WHAT YOU NEED TO DO - Copy out every line exactly, passing over the pictures.

DATA -
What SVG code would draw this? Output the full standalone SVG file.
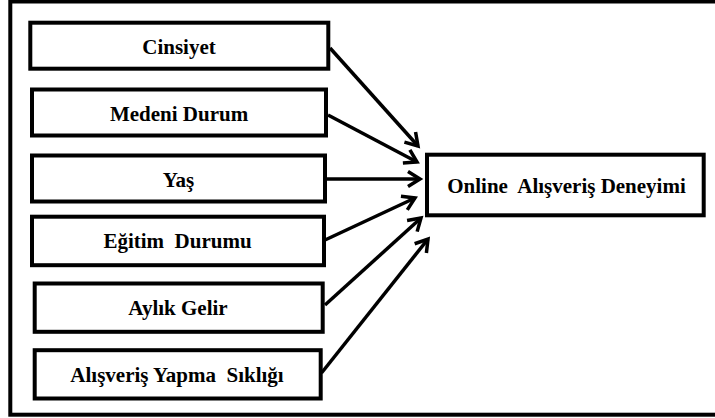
<svg xmlns="http://www.w3.org/2000/svg" width="715" height="418" viewBox="0 0 715 418">
<style>
.box{fill:#fff;stroke:#000;stroke-width:4}
.lbl{font-family:'Liberation Serif','Times New Roman',serif;font-weight:700;font-size:21px;fill:#000;text-anchor:middle}
.conn{stroke:#000;stroke-width:3.5;fill:none}
</style>
<defs>
<marker id="ah" markerUnits="userSpaceOnUse" viewBox="-15 -10 17 20" refX="0" refY="0" markerWidth="17" markerHeight="20" orient="auto" overflow="visible">
<path d="M-12,-7.5 L0,0 L-12,7.5" fill="none" stroke="#000" stroke-width="3.5" stroke-linejoin="miter"/>
</marker>
</defs>
<rect id="frame" x="10.3" y="1.5" width="720" height="413.2" fill="#fff" stroke="#000" stroke-width="4"/>
<g id="connectors">
<line class="conn" x1="330" y1="48" x2="418" y2="146" marker-end="url(#ah)"/>
<line class="conn" x1="328" y1="115" x2="417" y2="162" marker-end="url(#ah)"/>
<line class="conn" x1="326" y1="179" x2="420" y2="179" marker-end="url(#ah)"/>
<line class="conn" x1="325" y1="240" x2="415" y2="198" marker-end="url(#ah)"/>
<line class="conn" x1="325" y1="305" x2="421" y2="218" marker-end="url(#ah)"/>
<line class="conn" x1="321.5" y1="373" x2="428" y2="239" marker-end="url(#ah)"/>
</g>
<g id="n1"><rect class="box" x="30.3" y="22.7" width="298" height="46"/><text class="lbl" x="179" y="54">Cinsiyet</text></g>
<g id="n2"><rect class="box" x="32" y="89.5" width="294" height="46"/><text class="lbl" x="179" y="120.5">Medeni Durum</text></g>
<g id="n3"><rect class="box" x="32" y="155.5" width="293" height="46"/><text class="lbl" x="178.5" y="186.5">Yaş</text></g>
<g id="n4"><rect class="box" x="32" y="216.7" width="292" height="48.5"/><text class="lbl" x="177.5" y="248" xml:space="preserve">Eğitim  Durumu</text></g>
<g id="n5"><rect class="box" x="34.7" y="283.5" width="288" height="48.3"/><text class="lbl" x="178" y="315">Aylık Gelir</text></g>
<g id="n6"><rect class="box" x="34.7" y="350.2" width="286" height="48.3"/><text class="lbl" x="177" y="382" xml:space="preserve">Alışveriş Yapma  Sıklığı</text></g>
<g id="target"><rect class="box" x="427" y="154.7" width="276.7" height="60.6"/><text class="lbl" x="566.5" y="193" xml:space="preserve">Online  Alışveriş Deneyimi</text></g>
</svg>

THE OUTPUT -
What SVG code would draw this? Output the full standalone SVG file.
<svg xmlns="http://www.w3.org/2000/svg" width="715" height="418" viewBox="0 0 715 418">
<style>
.box{fill:#fff;stroke:#000;stroke-width:4}
.lbl{font-family:'Liberation Serif','Times New Roman',serif;font-weight:700;font-size:21px;fill:#000;text-anchor:middle}
.conn{stroke:#000;stroke-width:3.5;fill:none}
</style>
<defs>
<marker id="ah" markerUnits="userSpaceOnUse" viewBox="-15 -10 17 20" refX="0" refY="0" markerWidth="17" markerHeight="20" orient="auto" overflow="visible">
<path d="M-12,-7.5 L0,0 L-12,7.5" fill="none" stroke="#000" stroke-width="3.5" stroke-linejoin="miter"/>
</marker>
</defs>
<rect id="frame" x="10.3" y="1.5" width="720" height="413.2" fill="#fff" stroke="#000" stroke-width="4"/>
<g id="connectors">
<line class="conn" x1="330" y1="48" x2="418" y2="146" marker-end="url(#ah)"/>
<line class="conn" x1="328" y1="115" x2="417" y2="162" marker-end="url(#ah)"/>
<line class="conn" x1="326" y1="179" x2="420" y2="179" marker-end="url(#ah)"/>
<line class="conn" x1="325" y1="240" x2="415" y2="198" marker-end="url(#ah)"/>
<line class="conn" x1="325" y1="305" x2="421" y2="218" marker-end="url(#ah)"/>
<line class="conn" x1="321.5" y1="373" x2="428" y2="239" marker-end="url(#ah)"/>
</g>
<g id="n1"><rect class="box" x="30.3" y="22.7" width="298" height="46"/><text class="lbl" x="179" y="54">Cinsiyet</text></g>
<g id="n2"><rect class="box" x="32" y="89.5" width="294" height="46"/><text class="lbl" x="179" y="120.5">Medeni Durum</text></g>
<g id="n3"><rect class="box" x="32" y="155.5" width="293" height="46"/><text class="lbl" x="178.5" y="186.5">Yaş</text></g>
<g id="n4"><rect class="box" x="32" y="216.7" width="292" height="48.5"/><text class="lbl" x="177.5" y="248" xml:space="preserve">Eğitim  Durumu</text></g>
<g id="n5"><rect class="box" x="34.7" y="283.5" width="288" height="48.3"/><text class="lbl" x="178" y="315">Aylık Gelir</text></g>
<g id="n6"><rect class="box" x="34.7" y="350.2" width="286" height="48.3"/><text class="lbl" x="177" y="382" xml:space="preserve">Alışveriş Yapma  Sıklığı</text></g>
<g id="target"><rect class="box" x="427" y="154.7" width="276.7" height="60.6"/><text class="lbl" x="566.5" y="193" xml:space="preserve">Online  Alışveriş Deneyimi</text></g>
</svg>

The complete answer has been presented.